La pièce va commencer. Annette Breuil (Directrice du Théâtre des Salins de Martigues) et Catherine Marnas (metteuse en scène) prennent le micro et exposent leurs préoccupations sur les négociations en cours avec le MEDEF au sujet du protocole de l’assurance chômage des intermittents. L’inquiétude est lisible sur le visage de ces deux femmes engagées dans la création théâtrale. Les applaudissements sont nourris et le contexte est posé : « Sainte Jeanne des Abattoirs » de Bertolt Brecht est toujours d’actualité…
Cette œuvre retrace le contexte économique d’un abattoir de Chicago au cœur de la crise de 1929. Nous assistons aux spéculations boursières du riche patron Mauler flanqué de son courtier et soutenu par l’église, pour qui la multiplication des pauvres légitime l’appel à Dieu. J’assiste pendant 2h15 à la charge féroce de Brecht contre un système qui traite la main d’œuvre comme de la viande. Le texte est loin d’être léger : les mots pèsent comme pour mieux accentuer la perversité sans fin du système capitaliste.

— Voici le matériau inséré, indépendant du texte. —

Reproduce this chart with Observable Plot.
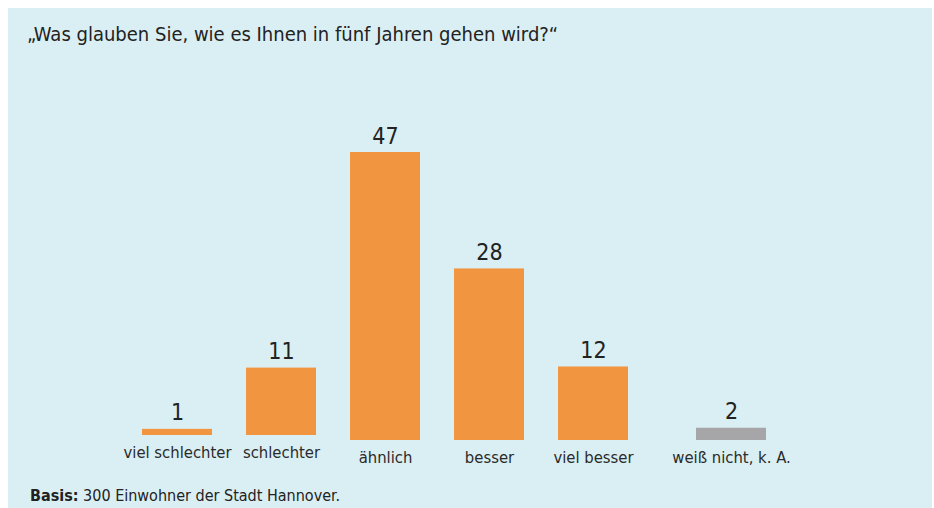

A l’image du décor, Catherine Marnas a vu les choses en grand : longue passerelle métallique qui cisaille la vue, imposantes lames de plastique d’une chambre froide qui permettent d’apercevoir en fond les ouvriers maltraités. Sur scène, comédiens professionnels et amateurs forment un collectif impressionnant. Des micros pendent ici et là, accentuent le bruit de la colère et permettent aux spéculateurs de mieux se faire entendre.
Comme une musique grave que l’on me ferait écouter avec un son poussé au maximum, je quitte le Théâtre des Salins migraineux, sonné. Catherine Marnas, loin d’alléger et de fluidifier le texte de Brecht, charge le propos. Il y a trop de cette musique répétitive qui rend inaudible le texte, trop de scènes d’hystérie. Il y a trop de caricatures de la caricature, trop d’effets de scène empruntés aux comédies musicales, trop de comédiens sur scène, trop de ces sacs plastiques volant censés tomber comme la neige ! Tout me semble démesuré pour ces comédiens qui peinent à porter leur personnage (à l’exception notable de Guillaume Clausse, magnifique). D’ailleurs, Catherine Marnas n’élude pas le problème ! Le narrateur (et oui, parce qu’il faut bien nous guider dans ce fatras) signifie aux comédiens qu’il est temps d’écourter le jeu et d’être plus clair dans le propos. Apparaît alors une pièce dans la pièce… !
A ce rythme là, la mise en scène épuise l’œuvre de Brecht. Les cercles concentriques voulus par Catherine Marnas se juxtaposent et donnent à l’ensemble une lourdeur, à l’image d’un bœuf que l’on traînerait à l’abattoir ! Quelques beaux moments m’aident à sortir de ma torpeur (notamment les rencontres entre Jeanne et Mauler) mais l’ennui me gagne…La colère de Catherine Marnas contre le capitalisme alourdit le jeu et m’éloigne des comédiens.
Le contexte de création de cette pièce la sauve. En effet, les comédiens amateurs sont issues des villes où « Sainte Jeanne » tourne : Gap, Martigues, Cavaillon Cannes. On ressent l’engagement de ces amateurs et c’est peut-être de cela qu’il s’agit ! S’engager…pour résister. Cette troupe, c’est du lien social au cœur des territoires et cela se voit. C’est une réponse à la brutalité d’un capitalisme qui ne connaît que fusions, spéculations et précarité à l’image d’un gouvernement Villepin qui conduit le pays vers le chaos social. A sa façon, Catherine Marnas donne au MEDEF, au Gouvernement et aux citoyens une réponse : publics et comédiens peuvent se relier et faire du bruit jusqu’au…vacarme. Il n’y a pas d’un côté le public et de l’autre la précarité des intermittents. Tout cela forme un tout.